Policjanci drogówki w Gorzowie na drodze krajowej 92 zatrzymali kierowcę mercedesa sprintera. W obszarze zabudowanym przekroczył dozwoloną prędkość aż o 75 km/h. 42-latek za swoje skrajnie nieodpowiedzialne zachowanie został ukarany mandatem, a na jego konto zostało przypisanych 15 punktów karnych.

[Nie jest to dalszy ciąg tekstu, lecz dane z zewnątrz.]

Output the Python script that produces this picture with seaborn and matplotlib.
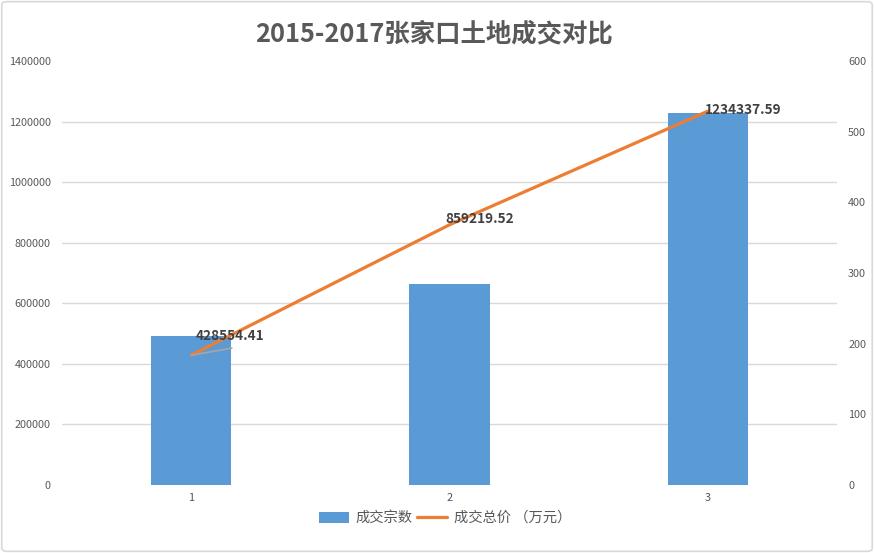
import matplotlib
matplotlib.use("Agg")
import matplotlib.pyplot as plt
import seaborn as sns
import pandas as pd
import numpy as np
from matplotlib.patches import FancyBboxPatch, Patch
from matplotlib.lines import Line2D

# ---- data ----
categories = ["1", "2", "3"]
deal_counts = [211, 284, 526]                       # 成交宗数 (right axis)
deal_totals = [428554.41, 859219.52, 1234337.59]    # 成交总价 (left axis)
left_ticks = [0, 200000, 400000, 600000, 800000, 1000000, 1200000, 1400000]
right_ticks = [0, 100, 200, 300, 400, 500, 600]

title = "2015-2017张家口土地成交对比"
bar_name = "成交宗数"
line_name = "成交总价 （万元）"

df = pd.DataFrame({"cat": categories, "count": deal_counts, "total": deal_totals})

sns.set_theme(style="white")
plt.rcParams["font.family"] = ["Noto Sans CJK SC", "DejaVu Sans"]

BAR_C = "#5B9BD5"
LINE_C = "#ED7D31"
TXT = "#595959"
GRID = "#D9D9D9"

fig = plt.figure(figsize=(8.74, 5.53), dpi=100)
ax_bar = fig.add_axes([62 / 874, 1 - 485 / 553, (837 - 62) / 874, (485 - 61) / 553])
ax_line = ax_bar.twinx()
ax_bar.set_zorder(0)
ax_line.set_zorder(1)
ax_line.patch.set_visible(False)

# bars (right scale)
sns.barplot(data=df, x="cat", y="count", ax=ax_bar, color=BAR_C, width=0.31,
            saturation=1, linewidth=0, edgecolor="none", zorder=2)
ax_bar.set_xlim(-0.5, 2.5)
ax_bar.set_ylim(right_ticks[0], right_ticks[-1])
ax_bar.yaxis.tick_right()
ax_bar.set_yticks(right_ticks)
ax_bar.set_yticklabels([str(t) for t in right_ticks])
# grid follows the left scale
rmax = right_ticks[-1]
lmax = left_ticks[-1]
ax_bar.set_yticks([t * rmax / lmax for t in left_ticks], minor=True)
ax_bar.grid(which="minor", axis="y", color=GRID, linewidth=1, zorder=0)
ax_bar.grid(which="major", visible=False)
ax_bar.set_axisbelow(True)
ax_bar.tick_params(axis="y", which="both", length=0, pad=8, labelsize=7.8, labelcolor=TXT,
                   right=False, left=False, labelright=True, labelleft=False)
ax_bar.tick_params(axis="x", length=0, pad=6, labelsize=7.8, labelcolor="#44546A")
ax_bar.set_xlabel("")
ax_bar.set_ylabel("")

# line (left scale)
xpos = np.arange(len(categories))
sns.lineplot(x=xpos, y=df["total"].values, ax=ax_line, color=LINE_C, linewidth=2.3,
             zorder=3)
ax_line.set_ylim(left_ticks[0], left_ticks[-1])
ax_line.yaxis.tick_left()
ax_line.set_yticks(left_ticks)
ax_line.set_yticklabels([str(t) for t in left_ticks])
ax_line.tick_params(axis="y", length=0, pad=8, labelsize=7.8, labelcolor=TXT,
                    left=False, right=False, labelleft=True, labelright=False)
ax_line.set_ylabel("")
ax_line.grid(False)

for a in (ax_bar, ax_line):
    for s in a.spines.values():
        s.set_visible(False)

# data labels
offsets = [(5, 19), (-4, 6), (-3, 1)]
for i, v in enumerate(deal_totals):
    dx, dy = offsets[i]
    kw = {}
    if i == 0:
        kw["arrowprops"] = dict(arrowstyle="-", color="#A6A6A6", lw=1.2,
                                shrinkA=0, shrinkB=0, relpos=(0.52, -0.35))
    ax_line.annotate(f"{v:.2f}", xy=(xpos[i], v), xytext=(dx * 0.72, dy * 0.72),
                     textcoords="offset points", ha="left", va="center",
                     fontsize=9.8, fontweight="bold", color="#404040", zorder=5, **kw)

# title
fig.text(434 / 874, 1 - 34 / 553, title, ha="center", va="center",
         fontsize=18.3, fontweight="bold", color=TXT)

# legend
handles = [Patch(facecolor=BAR_C, edgecolor="none"),
           Line2D([0], [0], color=LINE_C, linewidth=2.3)]
fig.legend(handles, [bar_name, line_name], loc="center", ncol=2,
           bbox_to_anchor=(445 / 874, 1 - 518 / 553), frameon=False,
           fontsize=10.3, labelcolor=TXT, handlelength=2.1, handletextpad=0.5,
           columnspacing=0.3, handleheight=0.8)

# chart border
fig.patches.append(FancyBboxPatch((0.002, 0.003), 0.996, 0.994,
                                  boxstyle="round,pad=0,rounding_size=0.006",
                                  transform=fig.transFigure, fill=False,
                                  edgecolor=GRID, linewidth=1.2))

fig.savefig("out.png", dpi=100)
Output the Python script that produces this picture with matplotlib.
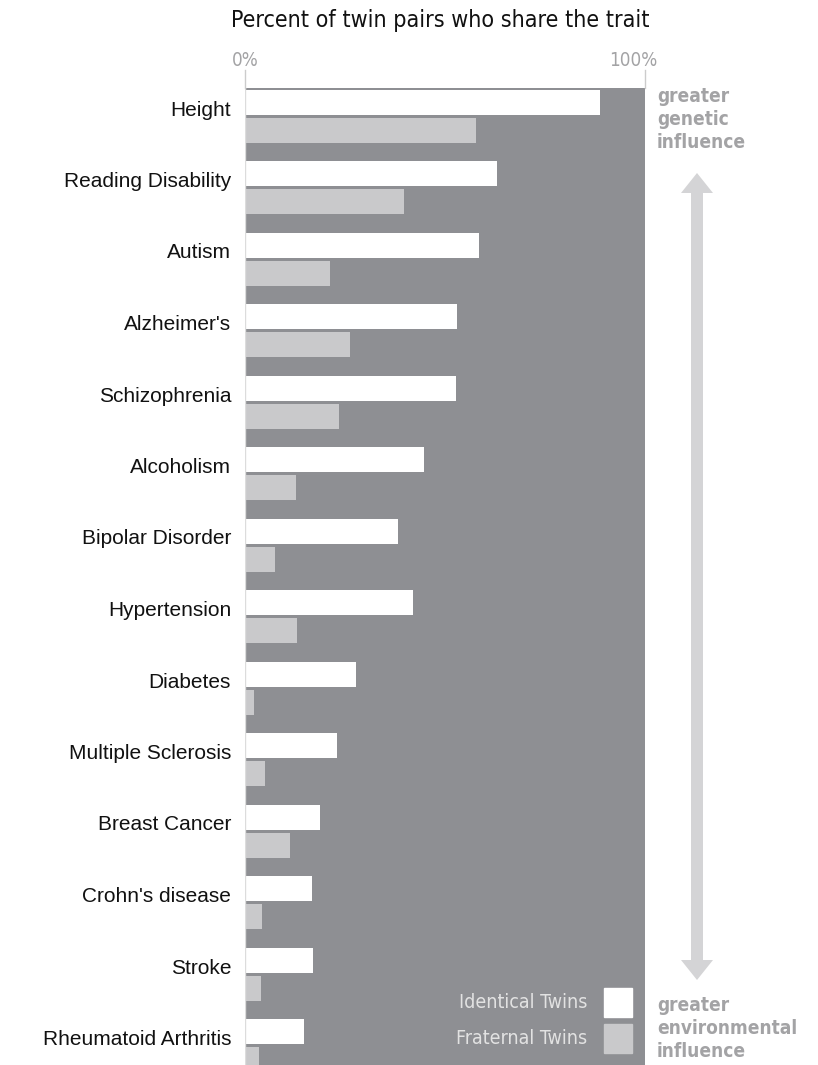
import matplotlib
matplotlib.use("Agg")
import matplotlib.pyplot as plt
from matplotlib.patches import FancyArrow, Rectangle

# data
traits = ["Height", "Reading Disability", "Autism", "Alzheimer's", "Schizophrenia",
          "Alcoholism", "Bipolar Disorder", "Hypertension", "Diabetes",
          "Multiple Sclerosis", "Breast Cancer", "Crohn's disease", "Stroke",
          "Rheumatoid Arthritis"]
identical = [88.8, 63.0, 58.5, 53.0, 52.8, 44.8, 38.3, 42.0, 27.8, 23.0, 18.8, 16.8, 17.0, 14.8]
fraternal = [57.8, 39.8, 21.3, 26.3, 23.5, 12.8, 7.5, 13.0, 2.3, 5.0, 11.3, 4.3, 4.0, 3.5]
xticks = [0, 100]
xticklabels = ["0%", "100%"]

# colours
bg = "#8e8f93"
light = "#c9c9cb"
note = "#a3a3a5"
narrow = dict(family="DejaVu Sans", stretch="condensed")

W, H = 818, 1065
fig = plt.figure(figsize=(W / 100, H / 100), dpi=100)
# axes placed in pixel terms: 0% at x=245, 100% at x=645, top 88, bottom 1065
ax = fig.add_axes([245 / W, 0, 400 / W, (H - 88) / H])
ax.set_facecolor(bg)

pitch = 71.5
rows = list(range(len(traits)))
bar_h = 25 / pitch
ax.barh([r - 0.08 for r in rows], identical, height=bar_h, color="white", zorder=3)
ax.barh([r + 0.31 for r in rows], fraternal, height=bar_h, color=light, zorder=3)

ax.set_xlim(0, 100)
ax.set_ylim((H - 108) / pitch, -20 / pitch)
ax.set_yticks(rows)
ax.set_yticklabels(traits, fontsize=15, family="Liberation Sans", color="#111111")
ax.tick_params(axis="y", length=0, pad=10)
ax.set_xticks([])
for s in ax.spines.values():
    s.set_visible(False)
ax.axvline(0, color="#dcdcdc", lw=1, zorder=4)

# top axis labels and tick marks
for xv, lab, off in zip(xticks, xticklabels, [0, -12]):
    xp = (245 + 4 * xv) / W
    fig.add_artist(plt.Line2D([xp, xp], [1 - 70 / H, 1 - 88 / H], color="#cccccc", lw=1))
    fig.text(xp + off / W, 1 - 60 / H, lab, ha="center", va="center", fontsize=13.5,
             color=note, **narrow)

fig.text(440 / W, 1 - 20 / H, "Percent of twin pairs who share the trait", ha="center",
         va="center", fontsize=16.7, color="#111111", **narrow)

# side notes
fig.text(657 / W, 1 - 87 / H, "greater\ngenetic\ninfluence", ha="left", va="top",
         fontsize=13.7, weight="bold", color=note, linespacing=1.27, **narrow)
fig.text(657 / W, 1 - 996 / H, "greater\nenvironmental\ninfluence", ha="left", va="top",
         fontsize=13.7, weight="bold", color=note, linespacing=1.27, **narrow)

# double arrow: up arrow with shaft ending at the base of a down head, in inches
top, bot, head = 173, 980, 20
fig.add_artist(FancyArrow(697 / 100, (H - bot + head - 1) / 100, 0, (bot - head + 1 - top) / 100,
                          width=0.12, head_width=0.32, head_length=head / 100,
                          length_includes_head=True, color="#d4d4d6", lw=0,
                          transform=fig.dpi_scale_trans))
fig.add_artist(FancyArrow(697 / 100, (H - bot + head) / 100, 0, -head / 100,
                          width=0.0, head_width=0.32, head_length=head / 100,
                          length_includes_head=True, color="#d4d4d6", lw=0,
                          transform=fig.dpi_scale_trans))

# legend inside the plot, bottom right
for yp, col, lab in [(988, "white", "Identical Twins"), (1024, light, "Fraternal Twins")]:
    fig.add_artist(Rectangle((604 / W, 1 - (yp + 29) / H), 28 / W, 29 / H,
                             transform=fig.transFigure, color=col))
    fig.text(587 / W, 1 - (yp + 14) / H, lab, ha="right", va="center", fontsize=14,
             color="#e2e2e2", **narrow)

fig.savefig("out.png", dpi=100, facecolor="white")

Policyjne kontrole prędkości na DK92
W niedzielę, 13 kwietnia, policjanci z gorzowskiej drogówki pełnili służbę na drodze krajowej 92. Mundurowi sprawdzali prędkość przy użyciu radiowozu wyposażonego w wideorejestrator. W trakcie patrolu, w miejscowości Koryta zatrzymali kierowcę mercedesa sprintera. Przekroczył on dozwoloną prędkość, jadąc 125 km/h na odcinku, gdzie obowiązuje ograniczona do 50 km/h. – 42-latek przekonał się, że brawurowa jazda może skutkować wysokim mandatem – mówi mł. asp. Bartosz Kulej z zespołu prasowego lubuskiej policji. Nieodpowiedzialny kierowca busa został ukarany mandatem w wysokości 2,5 tys. zł. Na jego konto trafiło 15 punktów karnych. Ponadto mężczyzna stracił prawo jazdy na trzy miesiące.
W tym samym dniu także na drodze krajowej 92 w miejscowości Pniów kierujący skodą nie zwolnił do przepisowych 50 km/h i w obszarze zabudowanym jechał 107 km/h. Jego nieodpowiedzialna jazda nie umknęła uwadze mundurowych i została zarejestrowana przez wideorejstrator. W związku z tym, że 60-latek już wcześniej popełnił wykroczenie związane z przekroczeniem prędkości, podlegające zasadom recydywy, został ukarany wyższym mandatem w wysokości 3 tys. zł. Na jego konta wpadło przypisanych 13 punktów karnych. Mundurowi zatrzymali mu prawo jazdy na trzy miesiące.
– Niedzielny patrol funkcjonariuszy na drodze krajowej 92 to jedno z wielu działań lubuskich policjantów skupiające się na sprawdzaniu prędkości, z jaką poruszają się pojazdy – mówi mł. asp. Kulej. Dobre warunki pogodowe nie mogą być powodem do mocniejszego wciśnięcia pedału gazu, szybkiej jazdy, a w konsekwencji dłuższej drogi hamowania i dłuższego czasu reakcji na ewentualne zagrożenie. Rażące przekraczanie dozwolonej prędkości, w obszarze zabudowanym to jeden z największych grzechów wielu kierowców. – Dlatego policjanci nie mają taryfy ulgowej dla osób, które nie stosują się do obowiązujących przepisów i stwarzają ogromne zagrożenie na drogach – mówi mł. asp. Kulej. Pomimo nieustających apeli policjantów, akcji i kampanii społecznych wielu zmotoryzowanych nadal rażąco łamie przepisy i nawet w terenie zabudowanym porusza się prędkością, która stwarza poważne zagrożenie.